As with pizza romana, the product at Otto ($7 to $14) flaunts modest quantities of startlingly good ingredients. The signature pie, in fact, features lardo, air-cured strips of pork fat scented with nutmeg, partly melting into the crisp crust and producing a funky prosciutto like tang. This may be the kinkiest pizza the city has ever seen, and it’s not surprising that Famous Ray’s devotees are furious. Aiming to accommodate all tastes, the right half of the menu features reassuringly familiar toppings like pepperoni, prosciutto with arugula, and quattro stagione (artichokes, mushrooms, ham, and asparagus in separate quadrants). The left side lists wilder experiments involving ingredients like bottarga (pressed fish roe), Friulian cheese, chard, shaved fennel, and herb pesto. I can’t guarantee you’ll like all of them—I certainly don’t. My favorites include a potato, ricotta, and pickled-anchovy pie, and an almost conventional margherita smeared with a rich and creamy buffalo mozzarella.

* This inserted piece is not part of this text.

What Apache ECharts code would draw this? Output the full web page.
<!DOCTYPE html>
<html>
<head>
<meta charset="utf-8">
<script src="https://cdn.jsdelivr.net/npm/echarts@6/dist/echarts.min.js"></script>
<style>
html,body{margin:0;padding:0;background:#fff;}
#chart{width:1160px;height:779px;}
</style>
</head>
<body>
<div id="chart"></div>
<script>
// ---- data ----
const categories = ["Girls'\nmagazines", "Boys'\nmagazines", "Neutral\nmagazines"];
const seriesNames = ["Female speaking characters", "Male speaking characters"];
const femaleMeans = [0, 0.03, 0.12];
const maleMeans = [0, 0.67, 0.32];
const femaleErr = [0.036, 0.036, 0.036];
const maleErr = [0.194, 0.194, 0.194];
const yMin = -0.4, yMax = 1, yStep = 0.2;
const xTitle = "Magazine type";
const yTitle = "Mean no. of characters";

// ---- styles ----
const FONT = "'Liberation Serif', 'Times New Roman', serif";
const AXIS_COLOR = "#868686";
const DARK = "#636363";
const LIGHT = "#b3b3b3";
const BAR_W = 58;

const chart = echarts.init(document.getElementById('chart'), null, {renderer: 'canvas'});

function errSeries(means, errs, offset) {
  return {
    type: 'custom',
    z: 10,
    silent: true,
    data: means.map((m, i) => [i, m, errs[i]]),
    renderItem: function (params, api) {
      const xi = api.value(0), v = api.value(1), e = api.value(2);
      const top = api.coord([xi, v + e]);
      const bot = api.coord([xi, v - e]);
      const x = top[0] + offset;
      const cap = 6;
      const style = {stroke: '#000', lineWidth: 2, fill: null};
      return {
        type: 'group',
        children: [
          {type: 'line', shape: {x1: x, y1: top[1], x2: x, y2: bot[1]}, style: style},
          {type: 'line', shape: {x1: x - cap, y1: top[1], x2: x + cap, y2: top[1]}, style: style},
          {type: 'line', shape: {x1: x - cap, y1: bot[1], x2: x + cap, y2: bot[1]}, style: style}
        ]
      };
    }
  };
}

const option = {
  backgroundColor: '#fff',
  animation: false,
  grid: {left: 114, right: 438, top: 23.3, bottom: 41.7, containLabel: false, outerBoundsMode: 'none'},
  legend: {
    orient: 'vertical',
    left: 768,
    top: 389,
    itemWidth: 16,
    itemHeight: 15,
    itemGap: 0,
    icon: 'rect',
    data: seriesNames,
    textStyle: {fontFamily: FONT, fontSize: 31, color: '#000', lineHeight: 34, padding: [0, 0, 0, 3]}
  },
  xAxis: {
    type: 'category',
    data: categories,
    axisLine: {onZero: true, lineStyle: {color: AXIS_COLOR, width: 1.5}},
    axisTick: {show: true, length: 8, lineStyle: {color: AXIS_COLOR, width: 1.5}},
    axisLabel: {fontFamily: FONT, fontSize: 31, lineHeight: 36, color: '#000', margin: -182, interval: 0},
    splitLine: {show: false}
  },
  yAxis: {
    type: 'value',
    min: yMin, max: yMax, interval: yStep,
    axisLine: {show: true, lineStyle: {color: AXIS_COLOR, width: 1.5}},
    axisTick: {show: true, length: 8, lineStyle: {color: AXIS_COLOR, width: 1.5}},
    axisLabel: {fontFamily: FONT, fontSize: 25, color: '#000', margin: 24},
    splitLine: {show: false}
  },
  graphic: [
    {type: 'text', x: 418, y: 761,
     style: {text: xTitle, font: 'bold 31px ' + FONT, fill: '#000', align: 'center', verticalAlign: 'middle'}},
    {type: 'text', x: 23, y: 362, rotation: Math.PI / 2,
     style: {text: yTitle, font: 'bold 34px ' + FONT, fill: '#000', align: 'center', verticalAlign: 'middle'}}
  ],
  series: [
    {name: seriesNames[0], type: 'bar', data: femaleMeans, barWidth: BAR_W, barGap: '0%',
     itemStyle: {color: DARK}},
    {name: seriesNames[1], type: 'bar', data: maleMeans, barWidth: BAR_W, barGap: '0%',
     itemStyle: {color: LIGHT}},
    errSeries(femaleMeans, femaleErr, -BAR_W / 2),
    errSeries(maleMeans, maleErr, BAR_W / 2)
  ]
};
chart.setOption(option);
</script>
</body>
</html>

Even if you despise the pies at Otto, you can still have a memorable meal. Among house-cured pork, the coppa ($8) is prodigal, a small-circumference shoulder-meat ham boasting a wonderful buttery texture. Beans al fiasco ($4) delivers a teacup of plump earthy beans cooked till they’re creamy inside, deposited in enough olive oil to dress a good-size salad. “Fritto del giorno” is a daily fried selection that comes drained on a piece of butcher paper and colorfully sprinkled with parsley, lemon zest, and crushed red chiles. Best is Saturday’s, a triangular variation on the chickpea fritters called panelle that one can still find in Brooklyn Sicilian focaccerias. Among the fish appetizers ($8), skip the baby octopus in favor of the scungilli salad—tender slices of conch reverently matched in the Italian American manner with chopped celery and fruity olive oil.
Otto is also an enoteca, and three-quarters of the menu is devoted to Italian wines organized by region. Though prices stray into the high-rolling $100 range, there are plenty of good bottles at $30 and less: a Sardinian cannonau, a Maremman morellino di Scansano, and a vine nobile de Montepulciano, in particular. But one of the most memorable taste sensations at Otto is as controversial as the pizzas. The olive oil gelato, drizzled with extra oil and dotted with crunchy sea salt, lies smooth and cold on the tongue. Like Otto itself, this frozen dessert shocks and then seduces. I was imprinted immediately.